The decision by Sterling Publishing, a subsidiary of Barnes and Noble, to close its popular photography blogging platform Pixiq on Friday 10 May, has been met with shock, surprise, and consternation by both its contributors and readers. It is understood that unless they had already tendered their resignations, all contributors were issued with termination agreements earlier this month. However, no details of the closure process were made explicit; no explanations were offered and no timeframe was presented.
I made contact with Pixiq's managing editor on Friday morning, to ascertain the circumstances of the site's closure, but it was Caitlin Friedman, Sterling Publishing's Director of Marketing and Publicity, who initially responded:
Yes, we closed the site down, which is why we ended the agreements with all bloggers but a sincere THANK YOU for everything you contributed to the site.
You can imagine my dismay at this response. A 'sincere thank you' for our contributions doesn't explain why the decision was taken to shut down the site and neither does it explain or excuse the management's failure to offer prior notice of the closure.
Thus followed a rather frustrating exchange of emails where Ms Friedman proceeded to obviate the questions I put to her. Finally, I received an email from Gillian Berman, Sterling Publishing's Director of Legal Affairs, stating:
Sterling Publishing has performed in accordance with the terms of the blogger agreement that we entered into with you, and Sterling Publishing has and will perform as contractually required under the attached termination agreement.
Translating the legalese, this amounts to 'When we agreed to terminate your contract, we said that we could pull the content at any time between then and when you would have served out your notice. That's what we did. We'll give it back to you in accordance with the agreement.' According to the contracts, Sterling Publishing has acted, so far, entirely legally. What it hasn't done is act with courtesy or respect towards its contributors or readers.
Undoubtledly businesses do not have to justify their decisions except to their shareholders; however, the decision to pull the plug on the website without so much as an advance notification email to its contributors and an explanatory post to its readers strikes me as unthinking and maybe tactless at best; at worst it is cruel to the contributors, discourteous to the readers, and an indictment of the worst practices of big businesses in general.

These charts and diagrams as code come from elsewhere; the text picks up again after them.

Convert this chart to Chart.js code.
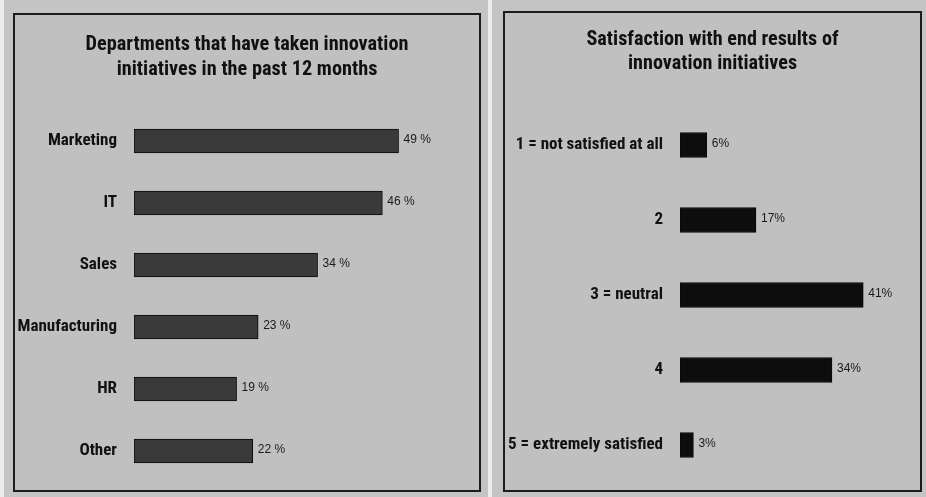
<!DOCTYPE html>
<html>
<head>
<meta charset="utf-8">
<script src="https://cdn.jsdelivr.net/npm/chart.js@4/dist/chart.umd.min.js"></script>
<style>
  html, body { margin: 0; padding: 0; }
  body { width: 926px; height: 497px; background: #c4c4c4; position: relative; overflow: hidden; }
  .edge { position: absolute; top: 0; height: 497px; background: #ececec; }
  .panel { position: absolute; border: 2px solid #1c1c1c; background: #c0c0c0; box-sizing: content-box; }
  .panel canvas { display: block; }
</style>
</head>
<body>
<div class="edge" style="left:0;width:4px;"></div>
<div class="edge" style="left:488px;width:4px;"></div>
<div class="panel" style="left:13px;top:13px;width:464px;height:475px;"><canvas id="dept"></canvas></div>
<div class="panel" style="left:503px;top:11px;width:415px;height:477px;"><canvas id="satis"></canvas></div>
<script>
// Departments chart
const deptCategories = ['Marketing', 'IT', 'Sales', 'Manufacturing', 'HR', 'Other'];
const deptValues = [49, 46, 34, 23, 19, 22];
const deptTitle = ['Departments that have taken innovation', 'initiatives in the past 12 months'];

// Satisfaction chart
const satisCategories = ['1 = not satisfied at all', '2', '3 = neutral', '4', '5 = extremely satisfied'];
const satisValues = [6, 17, 41, 34, 3];
const satisTitle = ['Satisfaction with end results of', 'innovation initiatives'];

const NARROW = "'Roboto Condensed', 'Liberation Sans Narrow', 'DejaVu Sans Condensed', sans-serif";
const PLAIN = "'Liberation Sans', Arial, sans-serif";

// Writes each bar's value just past its end
const valueLabels = {
  id: 'valueLabels',
  afterDatasetsDraw(chart, args, opts) {
    const ctx = chart.ctx;
    const ds = chart.data.datasets[0];
    const meta = chart.getDatasetMeta(0);
    ctx.save();
    ctx.font = `${opts.size || 12}px ${PLAIN}`;
    ctx.fillStyle = '#1a1a1a';
    ctx.textAlign = 'left';
    ctx.textBaseline = 'middle';
    meta.data.forEach((bar, i) => {
      ctx.fillText(ds.data[i] + (opts.sep || '') + '%', bar.x + (opts.gap || 5), bar.y - 1);
    });
    ctx.restore();
  }
};

function makeChart(id, w, h, cfg) {
  const canvas = document.getElementById(id);
  canvas.width = w; canvas.height = h;
  canvas.style.width = w + 'px'; canvas.style.height = h + 'px';
  return new Chart(canvas, {
    type: 'bar',
    data: {
      labels: cfg.labels,
      datasets: [{
        data: cfg.values,
        backgroundColor: cfg.fill,
        borderColor: '#0a0a0a',
        borderWidth: 1,
        borderSkipped: false,
        barThickness: cfg.thickness
      }]
    },
    plugins: [valueLabels],
    options: {
      indexAxis: 'y',
      responsive: false,
      animation: false,
      devicePixelRatio: 1,
      layout: { padding: { left: 0, right: 0, top: 0, bottom: cfg.padBottom } },
      scales: {
        x: { display: false, min: 0, max: cfg.xMax },
        y: {
          grid: { display: false, drawTicks: false },
          border: { display: false },
          ticks: { color: '#111', padding: cfg.tickPad, font: { family: NARROW, size: cfg.tickSize, weight: 'bold' } },
          afterFit(scale) {
            scale.width = cfg.axisWidth;
            scale.paddingTop = 0;
            scale.paddingBottom = 0;
          }
        }
      },
      plugins: {
        legend: { display: false },
        tooltip: { enabled: false },
        title: {
          display: true,
          text: cfg.title,
          color: '#111',
          font: { family: NARROW, size: cfg.titleSize, weight: 'bold', lineHeight: cfg.titleLine + 'px' },
          padding: { top: cfg.titleTop, bottom: cfg.titleBottom }
        },
        valueLabels: { sep: cfg.sep, gap: 5, size: 12 }
      }
    }
  });
}

makeChart('dept', 464, 475, {
  labels: deptCategories, values: deptValues, title: deptTitle,
  fill: '#3a3a3a', thickness: 24, xMax: 63.9, padBottom: 8,
  axisWidth: 119, tickPad: 17, tickSize: 17,
  titleSize: 20.3, titleLine: 25, titleTop: 17.5, titleBottom: 27.5, sep: ' '
});

makeChart('satis', 415, 477, {
  labels: satisCategories, values: satisValues, title: satisTitle,
  fill: '#0d0d0d', thickness: 25, xMax: 53.7, padBottom: 7.5,
  axisWidth: 175, tickPad: 17, tickSize: 17,
  titleSize: 20.2, titleLine: 24, titleTop: 14.5, titleBottom: 32, sep: ''
});
</script>
</body>
</html>
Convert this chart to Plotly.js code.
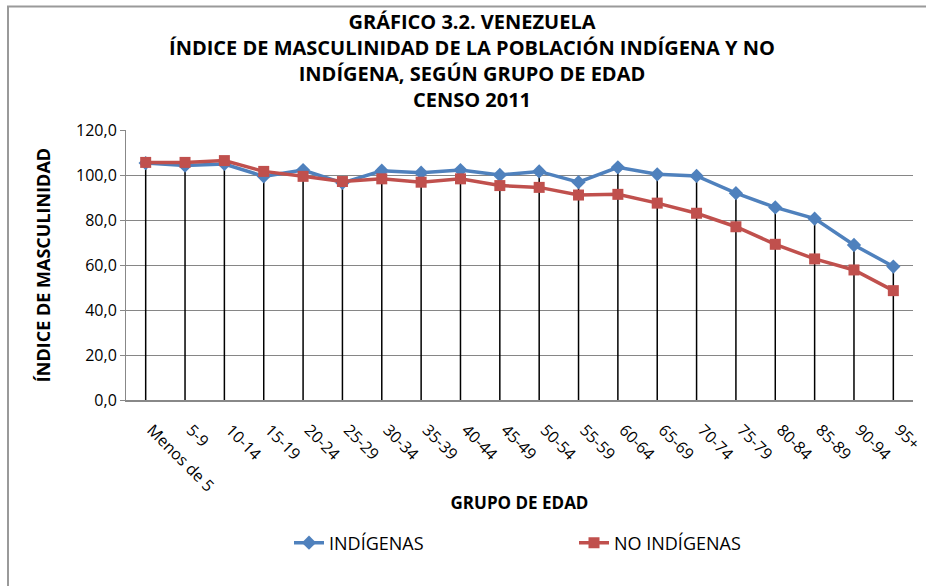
<!DOCTYPE html>
<html>
<head>
<meta charset="utf-8">
<script src="https://cdn.plot.ly/plotly-3.0.1.min.js"></script>
<style>
  html, body { margin: 0; padding: 0; background: #fff; }
  #chart { width: 926px; height: 586px; }
</style>
</head>
<body>
<div id="chart"></div>
<script>
const categories = ["Menos de 5", "5-9", "10-14", "15-19", "20-24", "25-29", "30-34", "35-39", "40-44", "45-49",
  "50-54", "55-59", "60-64", "65-69", "70-74", "75-79", "80-84", "85-89", "90-94", "95+"];
const indigenas = [105.3, 104.2, 104.9, 99.4, 102.2, 96.5, 101.9, 101.0, 102.2, 100.0,
  101.6, 96.8, 103.4, 100.3, 99.6, 91.9, 85.6, 80.6, 68.9, 59.3];
const noIndigenas = [105.6, 105.6, 106.4, 101.6, 99.4, 97.1, 98.3, 96.8, 98.3, 95.3,
  94.5, 91.1, 91.4, 87.5, 83.0, 77.0, 69.2, 62.7, 57.8, 48.6];
const seriesNames = ["INDÍGENAS", "NO INDÍGENAS"];
const yTickVals = [0, 20, 40, 60, 80, 100, 120];
const yTickText = ["0,0", "20,0", "40,0", "60,0", "80,0", "100,0", "120,0"];

// Drop lines from the higher point of each category down to the axis
const dropX = [], dropY = [];
categories.forEach((c, i) => {
  dropX.push(c, c, null);
  dropY.push(0, Math.max(indigenas[i], noIndigenas[i]), null);
});

const FONT = "'Open Sans', Lato, sans-serif";

const traces = [
  {
    x: dropX, y: dropY, type: "scatter", mode: "lines",
    line: { color: "#000000", width: 1.5 },
    showlegend: false, hoverinfo: "skip", connectgaps: false
  },
  {
    x: categories, y: indigenas, type: "scatter", mode: "lines+markers",
    name: seriesNames[0], legend: "legend",
    line: { color: "#4F81BD", width: 3.5 },
    marker: { symbol: "diamond", size: 11, color: "#4F81BD" }
  },
  {
    x: categories, y: noIndigenas, type: "scatter", mode: "lines+markers",
    name: seriesNames[1], legend: "legend2",
    line: { color: "#C0504D", width: 3.5 },
    marker: { symbol: "square", size: 11, color: "#C0504D" }
  }
];

const L = 126, R = 13, T = 130, B = 186;
const W = 926 - L - R, H = 586 - T - B;
const px = v => (v - L) / W;
const py = v => (586 - B - v) / H;

const legendFont = { family: FONT, size: 18, color: "#000000" };

const layout = {
  width: 926, height: 586,
  margin: { l: L, r: R, t: T, b: B },
  paper_bgcolor: "#ffffff", plot_bgcolor: "#ffffff",
  font: { family: FONT, color: "#000000" },
  title: {
    text: "GRÁFICO 3.2. VENEZUELA<br>ÍNDICE DE MASCULINIDAD DE LA POBLACIÓN INDÍGENA Y NO<br>INDÍGENA, SEGÚN GRUPO DE EDAD<br>CENSO 2011",
    font: { family: FONT, size: 20, color: "#000000", weight: "bold" },
    x: 472 / 926, xref: "container", xanchor: "center",
    y: 0.95, yref: "container", yanchor: "top"
  },
  xaxis: {
    type: "category",
    tickangle: 45,
    tickfont: { family: FONT, size: 16, color: "#000000" },
    ticklabelstandoff: 13, ticklabelshift: 6,
    showgrid: false,
    showline: true, linecolor: "#888888", linewidth: 1.5,
    ticks: "", zeroline: false,
    range: [-0.5, categories.length - 0.5],
    title: { text: "GRUPO DE EDAD", font: { family: FONT, size: 17, weight: "bold", color: "#000000" }, standoff: 2 }
  },
  yaxis: {
    range: [0, 120],
    tickvals: yTickVals, ticktext: yTickText,
    tickfont: { family: FONT, size: 16, color: "#000000" },
    showgrid: true, gridcolor: "#868686", gridwidth: 1,
    showline: true, linecolor: "#888888", linewidth: 1,
    ticks: "outside", ticklen: 5, tickcolor: "#888888",
    zeroline: false,
    title: { text: "ÍNDICE DE MASCULINIDAD", font: { family: FONT, size: 18, weight: "bold", color: "#000000" }, standoff: 20 }
  },
  legend: {
    orientation: "h",
    x: px(289), xanchor: "left",
    y: py(543), yanchor: "middle",
    font: legendFont, bgcolor: "rgba(0,0,0,0)"
  },
  legend2: {
    orientation: "h",
    x: px(574), xanchor: "left",
    y: py(543), yanchor: "middle",
    font: legendFont, bgcolor: "rgba(0,0,0,0)"
  },
  shapes: [
    {
      type: "rect", xref: "paper", yref: "paper",
      x0: px(8), x1: px(960), y0: py(640), y1: py(6.5),
      line: { color: "#9a9a9a", width: 2 }, fillcolor: "rgba(0,0,0,0)",
      layer: "below"
    }
  ],
  showlegend: true
};

Plotly.newPlot("chart", traces, layout, { displayModeBar: false, staticPlot: true });
</script>
</body>
</html>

Barnes and Noble's financial status has been of concern to the markets for sometime, despite the share-price hike last week following speculation of the sale of its Nook ebook system to Microsoft; the decision to close Pixiq does nothing to assuage fears that it is not best placed to handle the movement towards digital content and neither am I convinced that is a great example of how it handles its employees and personnel, either.